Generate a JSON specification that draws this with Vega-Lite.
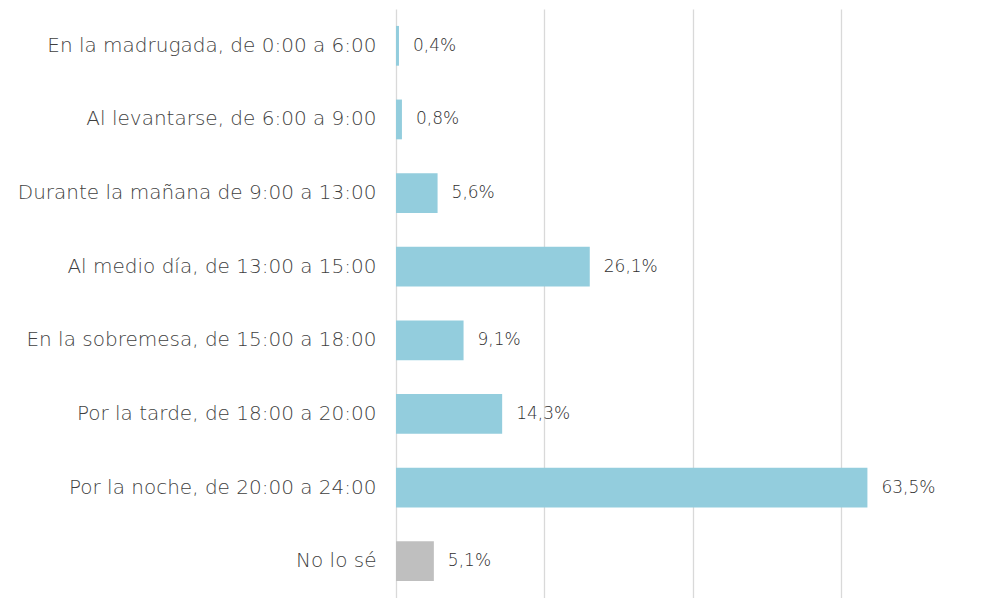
{
  "$schema": "https://vega.github.io/schema/vega-lite/v6.json",
  "autosize": {"type": "none"},
  "width": 585,
  "height": 589,
  "padding": {"left": 396, "top": 9, "right": 0, "bottom": 0},
  "background": "white",
  "config": {"view": {"stroke": null}, "font": "DejaVu Sans"},
  "data": {
    "values": [
      {"franja": "En la madrugada, de 0:00 a 6:00", "pct": 0.4, "label": "0,4%", "tipo": "a"},
      {"franja": "Al levantarse, de 6:00 a 9:00", "pct": 0.8, "label": "0,8%", "tipo": "a"},
      {"franja": "Durante la mañana de 9:00 a 13:00", "pct": 5.6, "label": "5,6%", "tipo": "a"},
      {"franja": "Al medio día, de 13:00 a 15:00", "pct": 26.1, "label": "26,1%", "tipo": "a"},
      {"franja": "En la sobremesa, de 15:00 a 18:00", "pct": 9.1, "label": "9,1%", "tipo": "a"},
      {"franja": "Por la tarde, de 18:00 a 20:00", "pct": 14.3, "label": "14,3%", "tipo": "a"},
      {"franja": "Por la noche, de 20:00 a 24:00", "pct": 63.5, "label": "63,5%", "tipo": "a"},
      {"franja": "No lo sé", "pct": 5.1, "label": "5,1%", "tipo": "b"}
    ]
  },
  "encoding": {
    "y": {
      "field": "franja", "type": "nominal", "sort": null,
      "scale": {"paddingInner": 0.46, "paddingOuter": 0.23},
      "axis": {"title": null, "ticks": false, "domain": false, "labelPadding": 20, "labelFontSize": 20, "labelFontWeight": 200, "labelColor": "#3F3F3F", "labelFont": "DejaVu Sans", "labelLimit": 500}
    },
    "x": {
      "field": "pct", "type": "quantitative",
      "scale": {"domain": [0, 78.8], "nice": false},
      "axis": {"title": null, "labels": false, "ticks": false, "domain": false, "values": [0, 20, 40, 60], "gridColor": "#D9D9D9", "gridWidth": 1.3}
    }
  },
  "layer": [
    {
      "mark": {"type": "bar"},
      "encoding": {
        "color": {"field": "tipo", "type": "nominal", "scale": {"domain": ["a", "b"], "range": ["#93CDDD", "#BFBFBF"]}, "legend": null}
      }
    },
    {
      "mark": {"type": "text", "align": "left", "dx": 14, "fontSize": 17, "fontWeight": 200, "color": "#303030", "font": "DejaVu Sans"},
      "encoding": {"text": {"field": "label"}}
    }
  ]
}
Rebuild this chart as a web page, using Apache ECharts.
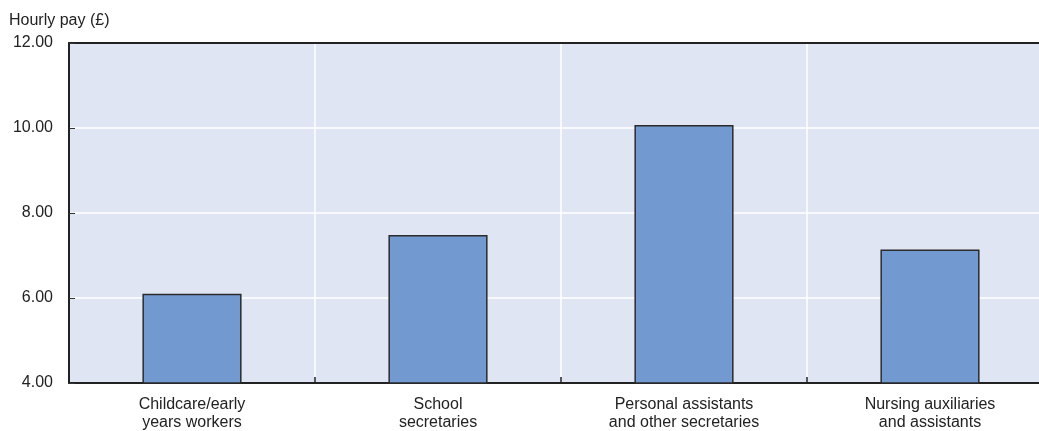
<!DOCTYPE html>
<html>
<head>
<meta charset="utf-8">
<script src="https://cdn.jsdelivr.net/npm/echarts@6/dist/echarts.min.js"></script>
<style>
html,body{margin:0;padding:0;background:#fff;}
#c{width:1039px;height:431px;}
</style>
</head>
<body>
<div id="c"></div>
<script>
const categories = ["Childcare/early\nyears workers", "School\nsecretaries", "Personal assistants\nand other secretaries", "Nursing auxiliaries\nand assistants"];
const hourlyPay = [6.10, 7.48, 10.07, 7.14];
const yTicks = [4, 6, 8, 10, 12];
const yTitle = "Hourly pay (£)";

const FONT = "'Liberation Sans', Arial, sans-serif";
const chart = echarts.init(document.getElementById('c'), null, {renderer: 'canvas'});
chart.setOption({
  animation: false,
  textStyle: {fontFamily: FONT},
  title: {
    text: yTitle, left: 4, top: 8,
    textStyle: {fontFamily: FONT, fontSize: 16, fontWeight: 'normal', color: '#222'}
  },
  grid: {
    left: 69, width: 984, top: 43, height: 340,
    outerBoundsMode: 'none', containLabel: false,
    show: true, backgroundColor: '#dfe5f3', borderWidth: 0
  },
  xAxis: [{
    type: 'category', data: categories, boundaryGap: true,
    axisLine: {show: true, lineStyle: {color: '#222', width: 2}},
    axisTick: {show: true, inside: true, length: 6, lineStyle: {color: '#222', width: 1.5}},
    splitLine: {show: true, lineStyle: {color: '#ffffff', width: 1.5}},
    axisLabel: {fontFamily: FONT, fontSize: 16, color: '#222', lineHeight: 18, margin: 13, interval: 0}
  }, {
    type: 'category', data: categories, position: 'top',
    axisLine: {show: true, lineStyle: {color: '#222', width: 2}},
    axisTick: {show: false}, axisLabel: {show: false}, splitLine: {show: false}
  }],
  yAxis: {
    type: 'value', min: yTicks[0], max: yTicks[yTicks.length - 1], interval: 2,
    axisLine: {show: true, lineStyle: {color: '#222', width: 2}},
    axisTick: {show: true, inside: true, length: 6, lineStyle: {color: '#333', width: 1}},
    splitLine: {show: true, lineStyle: {color: '#ffffff', width: 1.5}},
    axisLabel: {fontFamily: FONT, fontSize: 16, color: '#222', margin: 16,
      formatter: v => v.toFixed(2)}
  },
  series: [{
    type: 'bar', data: hourlyPay, barWidth: '40.3%',
    itemStyle: {color: '#739ad0', borderColor: '#2b2b2b', borderWidth: 1.5}
  }]
});
</script>
</body>
</html>
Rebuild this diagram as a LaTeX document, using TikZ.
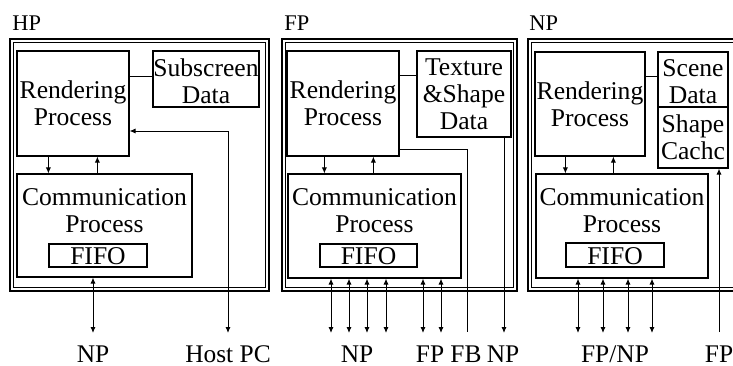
\documentclass[tikz,border=0pt]{standalone}
\usepackage{fontspec}
\setmainfont{Liberation Serif}
\usetikzlibrary{arrows.meta,fit}
\newcommand\boxfont{\fontsize{12.8}{13.6}\selectfont}
\newcommand\labfont{\fontsize{12.7}{14}\selectfont}
\newcommand\titfont{\fontsize{11.2}{12}\selectfont}
\begin{document}
\begin{tikzpicture}[x=0.5pt,y=-0.5pt,
  box/.style={draw, line width=0.6pt, inner sep=0pt},
  frameo/.style={draw, line width=0.75pt, inner sep=0pt},
  framei/.style={draw, line width=0.4pt, inner sep=0pt},
  txt/.style={inner sep=0pt, align=center, font=\boxfont},
  lab/.style={inner sep=0pt, font=\labfont},
  tit/.style={inner sep=0pt, font=\titfont, anchor=base west},
  conn/.style={line width=0.5pt},
  tip/.style={-{Latex[length=3pt,width=2.6pt]}},
  tips/.style={{Latex[length=3pt,width=2.6pt]}-{Latex[length=3pt,width=2.6pt]}}]
\clip (0,0) rectangle (733,365);

% ---------------- HP ----------------
\node[tit] (thp) at (12,30) {HP};
\node[frameo, fit={(10,39)(269,291)}] (hp) {};
\node[framei, fit={(13.5,42.5)(265.5,287.5)}] (hpi) {};
\node[box, fit={(17,51)(129,156)}] (hrp) {};
\node[txt] (hrpt) at (hrp.center) {Rendering\\Process};
\node[box, fit={(153,51)(259,107)}] (hsd) {};
\node[txt] (hsdt) at ([yshift=-1pt]hsd.center) {Subscreen\\Data};
\node[box, fit={(17,174)(192,277)}] (hcp) {};
\node[txt] (hcpt) at (104.5,211) {Communication\\Process};
\node[box, fit={(49,244)(147,267)}] (hfifo) {};
\node[txt] (hfifot) at ([yshift=-0.5pt]hfifo.center) {FIFO};
\coordinate (h1) at ([yshift=-13pt]hrp.north east);
\draw[conn] (h1) -- (h1 -| hsd.west);
\coordinate (h2) at ([xshift=16pt]hrp.south west);
\draw[conn,tip] (h2) -- (h2 |- hcp.north);
\coordinate (h3) at ([xshift=40.5pt]hrp.south west);
\draw[conn,tip] (h3 |- hcp.north) -- (h3);
\coordinate (hn) at (93,333);
\draw[conn,tips] (hn |- hcp.south) -- (hn);
\coordinate (hh) at (228,333);
\coordinate (hh2) at (228,131);
\draw[conn,tips] (hh) -- (hh2) -- (hh2 -| hrp.east);
\node[lab, anchor=base] (lhn) at (93,362) {NP};
\node[lab, anchor=base] (lhh) at (228,362) {Host PC};

% ---------------- FP ----------------
\node[tit] (tfp) at (284,30) {FP};
\node[frameo, fit={(282,39)(517,291)}] (fp) {};
\node[framei, fit={(285.5,42.5)(513.5,287.5)}] (fpi) {};
\node[box, fit={(287,51)(399,156)}] (frp) {};
\node[txt] (frpt) at (frp.center) {Rendering\\Process};
\node[box, fit={(417,51)(511,137)}] (ftsd) {};
\node[txt] (ftsdt) at (ftsd.center) {Texture\\\&Shape\\Data};
\node[box, fit={(288,174)(461,278)}] (fcp) {};
\node[txt] (fcpt) at (374.5,211) {Communication\\Process};
\node[box, fit={(320,244)(417,267)}] (ffifo) {};
\node[txt] (ffifot) at ([yshift=-0.5pt]ffifo.center) {FIFO};
\coordinate (f1) at ([yshift=-12.5pt]frp.north east);
\draw[conn] (f1) -- (f1 -| ftsd.west);
\coordinate (f2) at ([xshift=19pt]frp.south west);
\draw[conn,tip] (f2) -- (f2 |- fcp.north);
\coordinate (f3) at ([xshift=43.5pt]frp.south west);
\draw[conn,tip] (f3 |- fcp.north) -- (f3);
\foreach \x [count=\i] in {331,349,367,386,423,441} {
  \coordinate (fb\i) at (\x,333);
  \draw[conn,tips] (fb\i |- fcp.south) -- (fb\i);
}
\coordinate (f4) at ([yshift=3.5pt]frp.south east);
\coordinate (ffb) at (467,332);
\draw[conn] (f4) -| (ffb);
\coordinate (fn) at (504,333);
\draw[conn,tip] (fn |- ftsd.south) -- (fn);
\node[lab, anchor=base] (lfn1) at (357,362) {NP};
\node[lab, anchor=base] (lff) at (430,362) {FP};
\node[lab, anchor=base] (lfb) at (466,362) {FB};
\node[lab, anchor=base] (lfn2) at (503,362) {NP};

% ---------------- NP ----------------
\node[tit] (tnp) at (529,30) {NP};
\node[frameo, fit={(528,39)(765,291)}] (np) {};
\node[framei, fit={(531.5,42.5)(761,287.5)}] (npi) {};
\node[box, fit={(535,52)(645,156)}] (nrp) {};
\node[txt] (nrpt) at (nrp.center) {Rendering\\Process};
\node[box, fit={(658,52)(728,107)}] (nsd) {};
\node[txt] (nsdt) at ([yshift=-1pt]nsd.center) {Scene\\Data};
\node[box, fit={(658,107)(728,168)}] (nsc) {};
\node[txt] (nsct) at (nsc.center) {Shape\\Cachc};
\node[box, fit={(536,174)(708,278)}] (ncp) {};
\node[txt] (ncpt) at (622,211) {Communication\\Process};
\node[box, fit={(566,243)(664,267)}] (nfifo) {};
\node[txt] (nfifot) at ([yshift=-0.5pt]nfifo.center) {FIFO};
\coordinate (n1) at ([yshift=-12.5pt]nrp.north east);
\draw[conn] (n1) -- (n1 -| nsd.west);
\coordinate (n2) at ([xshift=15.5pt]nrp.south west);
\draw[conn,tip] (n2) -- (n2 |- ncp.north);
\coordinate (n3) at ([xshift=39.5pt]nrp.south west);
\draw[conn,tip] (n3 |- ncp.north) -- (n3);
\foreach \x [count=\i] in {578,603,628,652} {
  \coordinate (nb\i) at (\x,333);
  \draw[conn,tips] (nb\i |- ncp.south) -- (nb\i);
}
\coordinate (nf) at (719,332);
\draw[conn,tip] (nf) -- (nf |- nsc.south);
\node[lab, anchor=base] (lnfn) at (615,362) {FP/NP};
\node[lab, anchor=base] (lnf) at (719,362) {FP};
\end{tikzpicture}
\end{document}
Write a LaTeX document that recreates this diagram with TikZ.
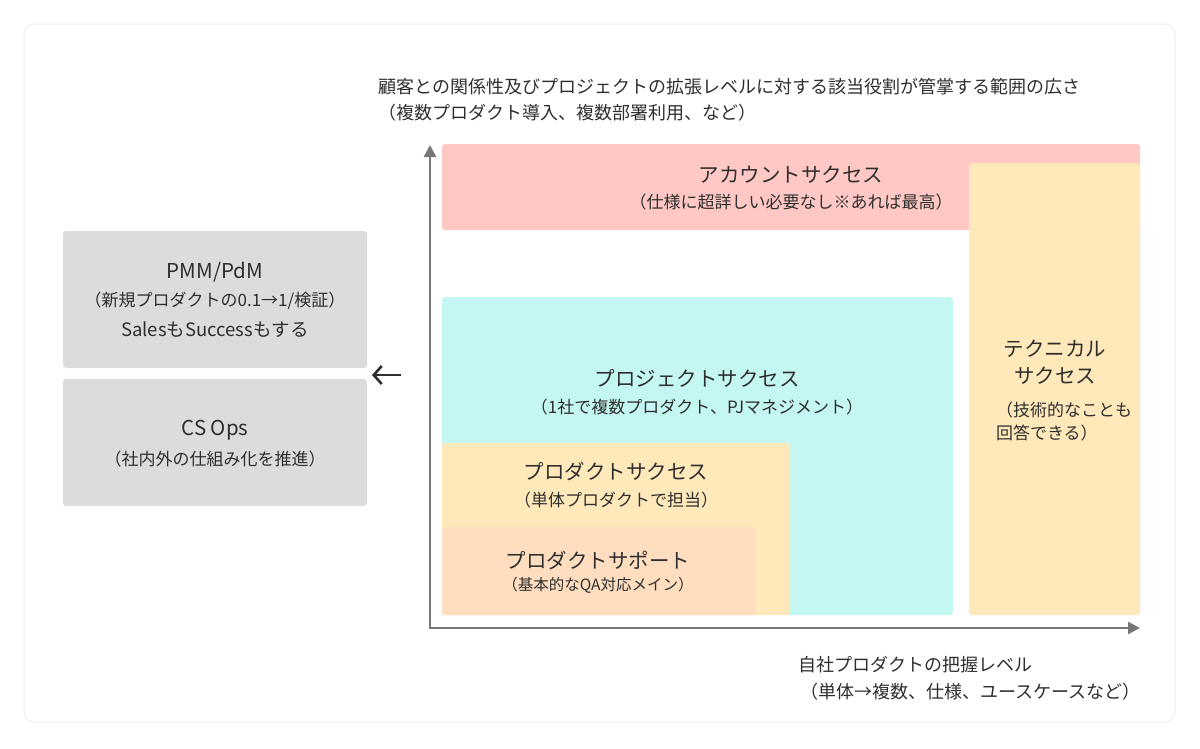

Brief | Up in the listing, locate the line with "Rebuild this diagram"; print it and every line after it down to the line with "(0,0) rectangle (733,365);", which is included too. Skip the pictures.

Solution for this exercise |
Rebuild this diagram as a LaTeX document, using TikZ.
\documentclass[tikz,border=0pt]{standalone}
\usepackage{fontspec}
\setmainfont{Liberation Serif}
\usetikzlibrary{arrows.meta,fit}
\newcommand\boxfont{\fontsize{12.8}{13.6}\selectfont}
\newcommand\labfont{\fontsize{12.7}{14}\selectfont}
\newcommand\titfont{\fontsize{11.2}{12}\selectfont}
\begin{document}
\begin{tikzpicture}[x=0.5pt,y=-0.5pt,
  box/.style={draw, line width=0.6pt, inner sep=0pt},
  frameo/.style={draw, line width=0.75pt, inner sep=0pt},
  framei/.style={draw, line width=0.4pt, inner sep=0pt},
  txt/.style={inner sep=0pt, align=center, font=\boxfont},
  lab/.style={inner sep=0pt, font=\labfont},
  tit/.style={inner sep=0pt, font=\titfont, anchor=base west},
  conn/.style={line width=0.5pt},
  tip/.style={-{Latex[length=3pt,width=2.6pt]}},
  tips/.style={{Latex[length=3pt,width=2.6pt]}-{Latex[length=3pt,width=2.6pt]}}]
\clip (0,0) rectangle (733,365);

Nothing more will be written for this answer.